Tuesday, December 11, 2012

Review: The Best Exotic Marigold Hotel

The Best Exotic Marigold Hotel is a sterling example that a movie can be well written, expertly directed, and feature a cast of incredibly talented actors performing at the top of their game, and still not be very entertaining.  During it’s theatrical run, I had absolutely no interest in seeing this movie, but that’s probably because I am a male who is under the age of fifty.  Clearly, when they put this project together, the powers-that-be did not have me in mind as part of their target demographic.  However, I don’t live in a vacuum and that means at times I have to watch movies that run completely counter to my interests – and that more or less explains how I ended up spending a Sunday night on this movie.

The movie is about an ensemble group of British seniors who are coping with issues that can be unique to individuals in their golden years.  Each finds their way to a website advertising a lovely hotel in India serving as a senior community paradise.  When the group arrives at the establishment, they find the accommodations not exactly as advertised and thus the classic “fish out of water” narrative ensues. 

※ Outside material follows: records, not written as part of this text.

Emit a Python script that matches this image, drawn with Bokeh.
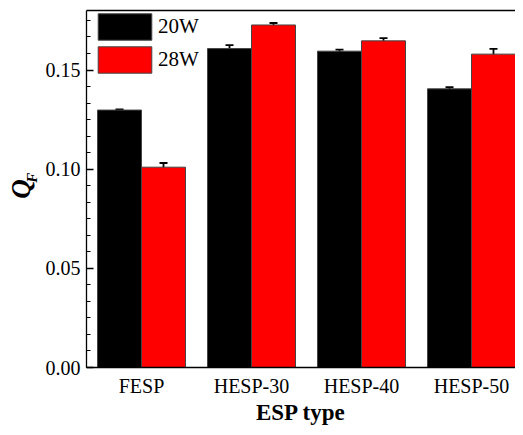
from bokeh.plotting import figure
from bokeh.models import (ColumnDataSource, Range1d, FixedTicker, LinearAxis, Legend,
                          LegendItem, Whisker, TeeHead, Title, NumeralTickFormatter)
from bokeh.embed import file_html
from bokeh.resources import INLINE

categories = ["FESP", "HESP-30", "HESP-40", "HESP-50"]
qf_20w = [0.1298, 0.1608, 0.1595, 0.1405]
qf_28w = [0.1010, 0.1727, 0.1647, 0.1580]
err_20w = [0.0003, 0.0017, 0.0008, 0.0008]
err_28w = [0.0021, 0.0010, 0.0014, 0.0027]
series_names = ["20W", "28W"]
y_major_ticks = [0.0, 0.05, 0.10, 0.15]

FONT = "Liberation Serif"
idx = list(range(len(categories)))

p = figure(width=515, height=427, output_backend="svg", toolbar_location=None,
           x_range=Range1d(-0.5, 3.4), y_range=Range1d(0, 0.18),
           min_border_left=86, min_border_right=0, min_border_top=10, min_border_bottom=57)
p.outline_line_color = None
p.xgrid.visible = False
p.ygrid.visible = False
p.background_fill_color = "white"
p.border_fill_color = "white"

def make_src(vals, errs, off):
    return ColumnDataSource(dict(
        x=[i + off for i in idx], top=vals,
        upper=[v + e for v, e in zip(vals, errs)],
        lower=[v - e for v, e in zip(vals, errs)]))

s20 = make_src(qf_20w, err_20w, -0.2)
s28 = make_src(qf_28w, err_28w, 0.2)

r20 = p.vbar(x="x", top="top", width=0.4, source=s20, fill_color="black",
             line_color="#444444", line_width=1)
r28 = p.vbar(x="x", top="top", width=0.4, source=s28, fill_color="#ff0000",
             line_color="#444444", line_width=1)

for s in (s20, s28):
    w = Whisker(base="x", upper="upper", lower="lower", source=s,
                line_color="black", line_width=1.8,
                upper_head=TeeHead(size=8, line_width=1.8, line_color="black"),
                lower_head=TeeHead(size=8, line_width=1.8, line_color="black"))
    p.add_layout(w)

xa = p.xaxis[0]
xa.ticker = FixedTicker(ticks=idx)
xa.major_label_overrides = {i: c for i, c in enumerate(categories)}
xa.major_tick_in = 0
xa.major_tick_out = 0
xa.minor_tick_in = 0
xa.minor_tick_out = 0
xa.axis_line_color = "black"
xa.axis_line_width = 1.3
xa.major_label_text_font = FONT
xa.major_label_text_font_size = "20px"
xa.major_label_text_color = "black"
xa.major_label_standoff = 7
xa.axis_label = "ESP type"
xa.axis_label_text_font = FONT
xa.axis_label_text_font_style = "bold"
xa.axis_label_text_font_size = "23px"
xa.axis_label_text_color = "black"
xa.axis_label_standoff = 0

ya = p.yaxis[0]
ya.ticker = FixedTicker(ticks=y_major_ticks,
                        minor_ticks=[k * 0.05 / 6 for k in range(22)])
ya.formatter = NumeralTickFormatter(format="0.00")
ya.major_tick_in = 7
ya.major_tick_out = 0
ya.minor_tick_in = 4
ya.minor_tick_out = 0
ya.major_tick_line_color = "black"
ya.minor_tick_line_color = "black"
ya.major_tick_line_width = 1.3
ya.minor_tick_line_width = 1.1
ya.axis_line_color = "black"
ya.axis_line_width = 1.3
ya.major_label_text_font = FONT
ya.major_label_text_font_size = "20px"
ya.major_label_text_color = "black"
ya.major_label_standoff = 6
# subscript "F" of the y label, shifted upward with leading no-break spaces
ya.axis_label = "\u00a0" * 6 + "F"
ya.axis_label_text_font = FONT
ya.axis_label_text_font_style = "bold italic"
ya.axis_label_text_font_size = "15px"
ya.axis_label_text_color = "black"
ya.axis_label_standoff = 3

top = LinearAxis(ticker=FixedTicker(ticks=[]), axis_line_color="black", axis_line_width=1.3,
                 major_tick_in=0, major_tick_out=0, minor_tick_in=0, minor_tick_out=0,
                 major_label_text_alpha=0)
p.add_layout(top, "above")

q_title = Title(text="Q", text_font=FONT, text_font_style="bold italic",
                text_font_size="27px", text_color="black", align="center",
                offset=6, standoff=0)
try:
    q_title.standoff = -30
except Exception:
    q_title.standoff = 0
p.add_layout(q_title, "left")

legend = Legend(items=[LegendItem(label=series_names[0], renderers=[r20]),
                       LegendItem(label=series_names[1], renderers=[r28])],
                location=(5, 291), glyph_width=67, glyph_height=33, spacing=-4,
                padding=0, margin=0, label_standoff=0,
                border_line_color=None, background_fill_alpha=0,
                label_text_font=FONT, label_text_font_size="21px",
                label_text_color="black")
p.add_layout(legend, "center")

open("out.html", "w").write(file_html(p, INLINE))
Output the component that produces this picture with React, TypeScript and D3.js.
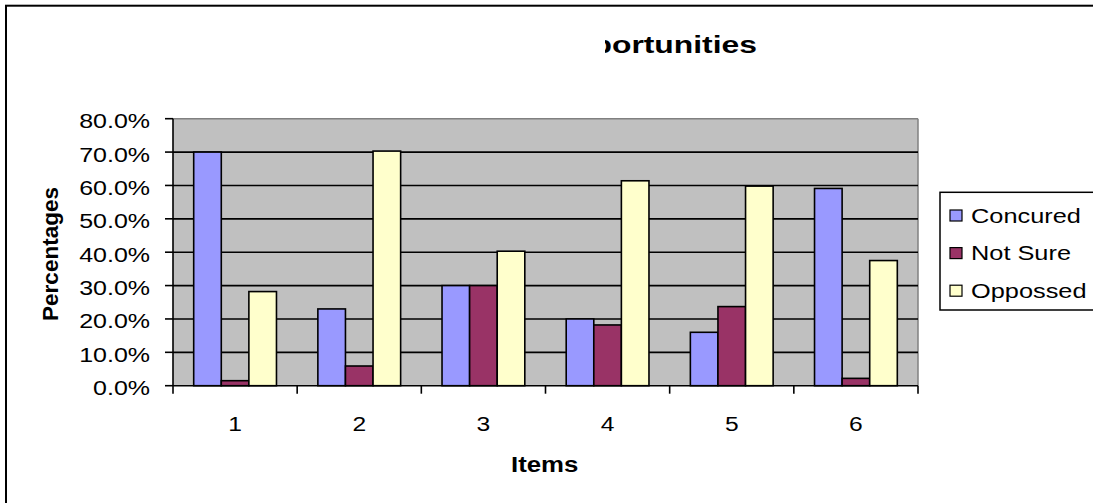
import React from "react";
import * as d3 from "d3";

// Survey results per item
const categories = ["1", "2", "3", "4", "5", "6"];
const seriesNames = ["Concured", "Not Sure", "Oppossed"];
const concured = [0.7, 0.23, 0.3, 0.2, 0.16, 0.591];
const notSure = [0.015, 0.059, 0.3, 0.182, 0.237, 0.022];
const oppossed = [0.282, 0.703, 0.403, 0.614, 0.598, 0.375];
const yTicks = [0, 0.1, 0.2, 0.3, 0.4, 0.5, 0.6, 0.7, 0.8];
const seriesColors = ["#9999FF", "#993366", "#FFFFCC"];

const W = 1093;
const H = 503;
const plot = { left: 173, right: 918, top: 118.7, bottom: 385.7 };
const FONT = "Liberation Sans, Arial, sans-serif";

type TProps = {
  x: number;
  y: number;
  size: number;
  sx?: number;
  anchor?: "start" | "middle" | "end";
  bold?: boolean;
  rotate?: number;
  children: React.ReactNode;
};

// Text that is widened horizontally like the rest of the chart
function SText({ x, y, size, sx = 1.25, anchor = "start", bold, rotate = 0, children }: TProps) {
  return (
    <text
      transform={`translate(${x},${y}) scale(${sx},1) rotate(${rotate})`}
      textAnchor={anchor}
      fontFamily={FONT}
      fontSize={size}
      fontWeight={bold ? "bold" : "normal"}
      fill="#000"
    >
      {children}
    </text>
  );
}

export default function App() {
  const values = [concured, notSure, oppossed];
  const x0 = d3.scaleBand<string>().domain(categories).range([plot.left, plot.right]).padding(0);
  const x1 = d3
    .scaleBand<string>()
    .domain(seriesNames)
    .range([0, x0.bandwidth()])
    .paddingInner(0)
    .paddingOuter(0.75);
  const y = d3.scaleLinear().domain([0, 0.8]).range([plot.bottom, plot.top]);
  const fmt = d3.format(".1%");

  const legendRows = seriesNames.map((name, i) => ({ name, color: seriesColors[i], cy: 215.5 + i * 37.6 }));

  return (
    <svg
      width={W}
      height={H}
      style={{ position: "absolute", left: 0, top: 0, background: "#fff" }}
    >
      <defs>
        <clipPath id="titleClip">
          <rect x={605} y={0} width={W} height={100} />
        </clipPath>
      </defs>
      <rect x={0} y={0} width={W} height={H} fill="#fff" />
      {/* chart frame */}
      <rect x={6} y={5.7} width={W + 20} height={H + 20} fill="none" stroke="#000" strokeWidth={2} />

      {/* title, partly hidden on the left */}
      <g clipPath="url(#titleClip)">
        <SText x={757} y={52.5} size={24.5} sx={1.3} anchor="end" bold>
          Opportunities
        </SText>
      </g>

      {/* plot area */}
      <rect
        x={plot.left}
        y={plot.top}
        width={plot.right - plot.left}
        height={plot.bottom - plot.top}
        fill="#C0C0C0"
      />
      <line x1={plot.left} x2={plot.right} y1={plot.top} y2={plot.top} stroke="#808080" strokeWidth={1.5} />
      <line x1={plot.right} x2={plot.right} y1={plot.top} y2={plot.bottom} stroke="#808080" strokeWidth={1.5} />
      {yTicks.slice(1, -1).map((t) => (
        <line key={t} x1={plot.left} x2={plot.right} y1={y(t)} y2={y(t)} stroke="#000" strokeWidth={1.6} />
      ))}

      {/* bars */}
      {categories.map((c, ci) => (
        <g key={c} transform={`translate(${x0(c)},0)`}>
          {seriesNames.map((s, si) => {
            const v = values[si][ci];
            return (
              <rect
                key={s}
                x={x1(s)}
                y={y(v)}
                width={x1.bandwidth()}
                height={y(0) - y(v)}
                fill={seriesColors[si]}
                stroke="#000"
                strokeWidth={1.6}
              />
            );
          })}
        </g>
      ))}

      {/* y axis */}
      <line x1={plot.left} x2={plot.left} y1={plot.top} y2={plot.bottom} stroke="#000" strokeWidth={1.6} />
      {yTicks.map((t) => (
        <g key={t}>
          <line x1={plot.left - 8} x2={plot.left} y1={y(t)} y2={y(t)} stroke="#000" strokeWidth={1.6} />
          <SText x={150} y={y(t) + 9.5} size={20} sx={1.25} anchor="end">
            {fmt(t)}
          </SText>
        </g>
      ))}

      {/* x axis */}
      <line x1={plot.left} x2={plot.right} y1={plot.bottom} y2={plot.bottom} stroke="#000" strokeWidth={1.6} />
      {[...categories.map((c) => x0(c)!), plot.right].map((px, i) => (
        <line key={i} x1={px} x2={px} y1={plot.bottom} y2={plot.bottom + 8} stroke="#000" strokeWidth={1.6} />
      ))}
      {categories.map((c) => (
        <SText key={c} x={x0(c)! + x0.bandwidth() / 2} y={431} size={20.5} sx={1.2} anchor="middle">
          {c}
        </SText>
      ))}

      {/* axis titles */}
      <SText x={544.7} y={472} size={21.5} sx={1.2} anchor="middle" bold>
        Items
      </SText>
      <SText x={57.5} y={254} size={22.5} sx={1.0} anchor="middle" bold rotate={-90}>
        Percentages
      </SText>

      {/* legend */}
      <rect x={940} y={192.3} width={200} height={117.7} fill="#fff" stroke="#000" strokeWidth={1.5} />
      {legendRows.map((r) => (
        <g key={r.name}>
          <rect x={950} y={r.cy - 5.5} width={12} height={11} fill={r.color} stroke="#000" strokeWidth={1.2} />
          <SText x={971} y={r.cy + 7} size={19.8} sx={1.28}>
            {r.name}
          </SText>
        </g>
      ))}
    </svg>
  );
}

Technically, it is a sound movie.  The plot has depth, builds tension, has conflict, and offers catharsis.  Director John Madden does a good job of moving pieces around the city and capturing the sights and sounds of India.  There is an order and proficiency to the way the movie unfolds that makes it feel like a formula copied straight from a textbook, which unfortunately also makes the movie feel a bit bland and unimaginative.

As for the cast, the work is top notch.  From Judi Dench, Tom Wilkinson, to Bill Nighy and Maggie Smith – the credits are lined with a veritable who’s who of British talent.  Judi Dench runs point for the ensemble as the narrative voice and while it’s not her most remarkable performance, it is a very credible one.  Ditto for the other veterans of British screen and stage as across the board, most everyone delivers a solid B+ performance.  Unfortunately, I was unable to become invested in their respective plights, which may be more a reflection of my personal entertainment preferences than some gaping hole or miscalculation in the plot.

So what am I saying here?  Would I recommend it?  Would I not recommend it?  I guess that really depends on where your interests lay.  The narrative is a collection of personal journeys for individuals in their twilight years finding their way in uncharted waters.  While there may be some universality to this notion of “the fish out of water,” this film does not have universal appeal.  Adrenaline junkies, and RomCom enthusiasts will definitely want to avoid this one, while those who can immerse themselves in character driven films without the need to identify closely with the protagonists will find more enjoyment from this project.  In the gambling world, we would call this one a Pick ‘Em.  The choice is yours.

Standout Performance: Tena Desae gets the nod for her screen presence and for her ability to work opposite Dev Patel’s uneven performance.